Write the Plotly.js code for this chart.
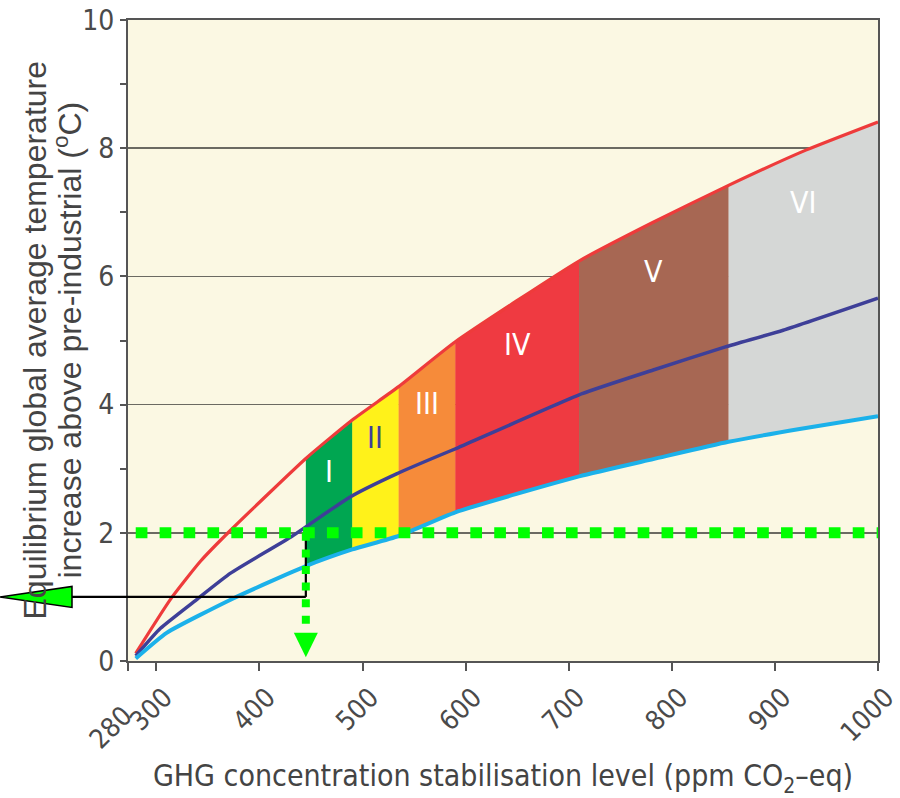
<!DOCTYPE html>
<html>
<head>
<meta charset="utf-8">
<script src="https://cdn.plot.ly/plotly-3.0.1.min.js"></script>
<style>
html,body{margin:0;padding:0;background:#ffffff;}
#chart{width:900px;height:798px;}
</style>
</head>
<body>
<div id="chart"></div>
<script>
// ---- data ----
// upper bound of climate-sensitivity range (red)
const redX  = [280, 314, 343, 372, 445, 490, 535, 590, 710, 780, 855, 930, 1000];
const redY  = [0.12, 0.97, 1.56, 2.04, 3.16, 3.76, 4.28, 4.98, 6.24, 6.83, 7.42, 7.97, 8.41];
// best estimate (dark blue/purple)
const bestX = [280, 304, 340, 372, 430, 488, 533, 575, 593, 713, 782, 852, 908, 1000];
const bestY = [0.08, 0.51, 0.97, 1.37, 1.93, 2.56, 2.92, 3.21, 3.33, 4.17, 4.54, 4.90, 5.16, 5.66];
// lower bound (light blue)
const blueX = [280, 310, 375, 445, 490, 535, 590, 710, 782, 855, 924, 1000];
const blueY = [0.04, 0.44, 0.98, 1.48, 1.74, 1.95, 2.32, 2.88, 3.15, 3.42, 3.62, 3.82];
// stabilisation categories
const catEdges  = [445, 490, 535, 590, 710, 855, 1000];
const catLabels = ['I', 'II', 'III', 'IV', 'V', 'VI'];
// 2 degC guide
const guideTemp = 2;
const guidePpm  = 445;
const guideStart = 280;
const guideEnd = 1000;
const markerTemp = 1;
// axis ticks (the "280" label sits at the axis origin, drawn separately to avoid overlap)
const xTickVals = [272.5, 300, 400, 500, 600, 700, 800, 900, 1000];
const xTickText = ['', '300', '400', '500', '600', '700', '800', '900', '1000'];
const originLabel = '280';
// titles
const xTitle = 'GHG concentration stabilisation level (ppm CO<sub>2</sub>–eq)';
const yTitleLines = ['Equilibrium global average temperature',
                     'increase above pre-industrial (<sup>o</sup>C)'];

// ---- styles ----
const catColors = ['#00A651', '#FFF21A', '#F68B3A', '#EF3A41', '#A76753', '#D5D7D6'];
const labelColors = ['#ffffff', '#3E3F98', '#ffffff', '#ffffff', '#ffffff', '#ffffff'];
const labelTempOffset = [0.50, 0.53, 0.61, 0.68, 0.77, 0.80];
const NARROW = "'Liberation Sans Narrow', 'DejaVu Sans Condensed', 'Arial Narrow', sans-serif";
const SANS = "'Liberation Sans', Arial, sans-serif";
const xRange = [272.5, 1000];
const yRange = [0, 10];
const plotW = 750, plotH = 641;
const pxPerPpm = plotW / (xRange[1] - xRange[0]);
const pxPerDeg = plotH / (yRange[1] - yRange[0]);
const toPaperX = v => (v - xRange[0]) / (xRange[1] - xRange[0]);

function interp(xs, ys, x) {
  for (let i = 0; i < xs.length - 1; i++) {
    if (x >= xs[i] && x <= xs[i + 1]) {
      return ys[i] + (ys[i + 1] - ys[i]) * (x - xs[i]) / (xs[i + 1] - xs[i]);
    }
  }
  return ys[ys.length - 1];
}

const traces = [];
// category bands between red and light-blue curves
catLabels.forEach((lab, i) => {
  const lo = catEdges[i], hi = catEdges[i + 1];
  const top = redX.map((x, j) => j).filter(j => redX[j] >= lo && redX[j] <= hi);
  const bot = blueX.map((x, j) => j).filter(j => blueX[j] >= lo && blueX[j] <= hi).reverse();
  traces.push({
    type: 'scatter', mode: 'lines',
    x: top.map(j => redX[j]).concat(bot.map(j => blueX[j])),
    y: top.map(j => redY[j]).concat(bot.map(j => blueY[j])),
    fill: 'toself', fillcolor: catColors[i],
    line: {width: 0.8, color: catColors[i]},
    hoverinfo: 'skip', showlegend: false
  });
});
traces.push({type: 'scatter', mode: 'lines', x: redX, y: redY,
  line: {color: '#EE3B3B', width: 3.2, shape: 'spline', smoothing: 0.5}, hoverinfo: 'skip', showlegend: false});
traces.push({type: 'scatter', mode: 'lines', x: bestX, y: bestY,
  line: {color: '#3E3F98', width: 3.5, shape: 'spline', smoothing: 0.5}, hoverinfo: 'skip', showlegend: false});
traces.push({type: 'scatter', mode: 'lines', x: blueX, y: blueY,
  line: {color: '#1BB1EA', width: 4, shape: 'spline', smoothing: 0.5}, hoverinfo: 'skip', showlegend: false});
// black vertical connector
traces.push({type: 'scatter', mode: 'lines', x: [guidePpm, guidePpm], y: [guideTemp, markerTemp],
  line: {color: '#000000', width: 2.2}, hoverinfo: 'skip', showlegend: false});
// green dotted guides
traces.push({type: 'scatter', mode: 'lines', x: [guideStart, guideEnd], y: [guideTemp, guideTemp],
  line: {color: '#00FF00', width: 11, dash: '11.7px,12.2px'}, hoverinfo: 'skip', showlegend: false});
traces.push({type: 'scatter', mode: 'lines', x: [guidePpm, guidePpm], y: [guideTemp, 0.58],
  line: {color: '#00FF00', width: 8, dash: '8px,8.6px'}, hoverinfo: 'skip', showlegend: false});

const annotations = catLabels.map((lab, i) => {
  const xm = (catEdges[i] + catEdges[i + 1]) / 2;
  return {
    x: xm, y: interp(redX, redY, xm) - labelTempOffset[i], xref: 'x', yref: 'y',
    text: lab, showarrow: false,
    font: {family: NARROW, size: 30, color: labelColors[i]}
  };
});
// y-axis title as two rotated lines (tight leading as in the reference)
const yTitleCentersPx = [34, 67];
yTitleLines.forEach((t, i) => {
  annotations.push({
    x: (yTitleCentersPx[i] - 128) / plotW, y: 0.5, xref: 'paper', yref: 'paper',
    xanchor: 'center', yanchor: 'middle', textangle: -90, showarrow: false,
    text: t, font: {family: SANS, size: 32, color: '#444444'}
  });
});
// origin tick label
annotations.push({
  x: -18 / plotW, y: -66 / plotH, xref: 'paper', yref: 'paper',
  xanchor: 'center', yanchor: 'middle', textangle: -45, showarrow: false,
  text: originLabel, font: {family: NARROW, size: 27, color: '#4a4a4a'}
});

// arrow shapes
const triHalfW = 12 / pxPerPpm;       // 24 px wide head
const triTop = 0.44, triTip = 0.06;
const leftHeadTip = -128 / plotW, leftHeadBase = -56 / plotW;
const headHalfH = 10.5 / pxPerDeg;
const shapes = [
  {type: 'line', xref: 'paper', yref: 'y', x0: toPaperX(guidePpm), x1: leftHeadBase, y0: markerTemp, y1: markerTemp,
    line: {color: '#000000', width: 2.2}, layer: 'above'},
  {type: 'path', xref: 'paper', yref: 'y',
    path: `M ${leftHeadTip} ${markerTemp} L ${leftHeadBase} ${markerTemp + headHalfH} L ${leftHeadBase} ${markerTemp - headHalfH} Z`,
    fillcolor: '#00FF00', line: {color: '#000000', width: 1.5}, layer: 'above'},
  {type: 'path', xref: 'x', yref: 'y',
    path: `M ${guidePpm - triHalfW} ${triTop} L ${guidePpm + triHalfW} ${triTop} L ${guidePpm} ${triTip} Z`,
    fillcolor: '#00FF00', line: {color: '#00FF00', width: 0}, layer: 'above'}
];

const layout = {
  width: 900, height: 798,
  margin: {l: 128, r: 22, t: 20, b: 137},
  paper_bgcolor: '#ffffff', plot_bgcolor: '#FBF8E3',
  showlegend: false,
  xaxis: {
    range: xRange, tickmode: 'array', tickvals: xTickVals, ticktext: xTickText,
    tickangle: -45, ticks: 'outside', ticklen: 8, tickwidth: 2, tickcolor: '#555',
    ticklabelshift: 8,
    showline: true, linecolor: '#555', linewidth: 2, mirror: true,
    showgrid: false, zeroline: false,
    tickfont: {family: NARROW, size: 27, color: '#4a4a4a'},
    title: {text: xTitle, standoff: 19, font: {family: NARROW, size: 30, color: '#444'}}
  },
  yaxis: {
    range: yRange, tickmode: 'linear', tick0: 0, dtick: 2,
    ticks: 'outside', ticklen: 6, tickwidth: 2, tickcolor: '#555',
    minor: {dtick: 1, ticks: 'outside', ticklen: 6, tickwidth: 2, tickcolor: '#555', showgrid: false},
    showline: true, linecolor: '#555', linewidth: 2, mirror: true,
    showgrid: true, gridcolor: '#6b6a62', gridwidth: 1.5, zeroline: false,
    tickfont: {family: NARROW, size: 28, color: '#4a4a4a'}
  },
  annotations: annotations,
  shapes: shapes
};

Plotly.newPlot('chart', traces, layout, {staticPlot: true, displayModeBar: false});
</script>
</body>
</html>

_What you should do_
Up to and including the line with "above pre-industrial (<sup>o</sup>C)'];", copy the data above from its first line. Skip pictures.

_Answer to the problem_
Write the Plotly.js code for this chart.
<!DOCTYPE html>
<html>
<head>
<meta charset="utf-8">
<script src="https://cdn.plot.ly/plotly-3.0.1.min.js"></script>
<style>
html,body{margin:0;padding:0;background:#ffffff;}
#chart{width:900px;height:798px;}
</style>
</head>
<body>
<div id="chart"></div>
<script>
// ---- data ----
// upper bound of climate-sensitivity range (red)
const redX  = [280, 314, 343, 372, 445, 490, 535, 590, 710, 780, 855, 930, 1000];
const redY  = [0.12, 0.97, 1.56, 2.04, 3.16, 3.76, 4.28, 4.98, 6.24, 6.83, 7.42, 7.97, 8.41];
// best estimate (dark blue/purple)
const bestX = [280, 304, 340, 372, 430, 488, 533, 575, 593, 713, 782, 852, 908, 1000];
const bestY = [0.08, 0.51, 0.97, 1.37, 1.93, 2.56, 2.92, 3.21, 3.33, 4.17, 4.54, 4.90, 5.16, 5.66];
// lower bound (light blue)
const blueX = [280, 310, 375, 445, 490, 535, 590, 710, 782, 855, 924, 1000];
const blueY = [0.04, 0.44, 0.98, 1.48, 1.74, 1.95, 2.32, 2.88, 3.15, 3.42, 3.62, 3.82];
// stabilisation categories
const catEdges  = [445, 490, 535, 590, 710, 855, 1000];
const catLabels = ['I', 'II', 'III', 'IV', 'V', 'VI'];
// 2 degC guide
const guideTemp = 2;
const guidePpm  = 445;
const guideStart = 280;
const guideEnd = 1000;
const markerTemp = 1;
// axis ticks (the "280" label sits at the axis origin, drawn separately to avoid overlap)
const xTickVals = [272.5, 300, 400, 500, 600, 700, 800, 900, 1000];
const xTickText = ['', '300', '400', '500', '600', '700', '800', '900', '1000'];
const originLabel = '280';
// titles
const xTitle = 'GHG concentration stabilisation level (ppm CO<sub>2</sub>–eq)';
const yTitleLines = ['Equilibrium global average temperature',
                     'increase above pre-industrial (<sup>o</sup>C)'];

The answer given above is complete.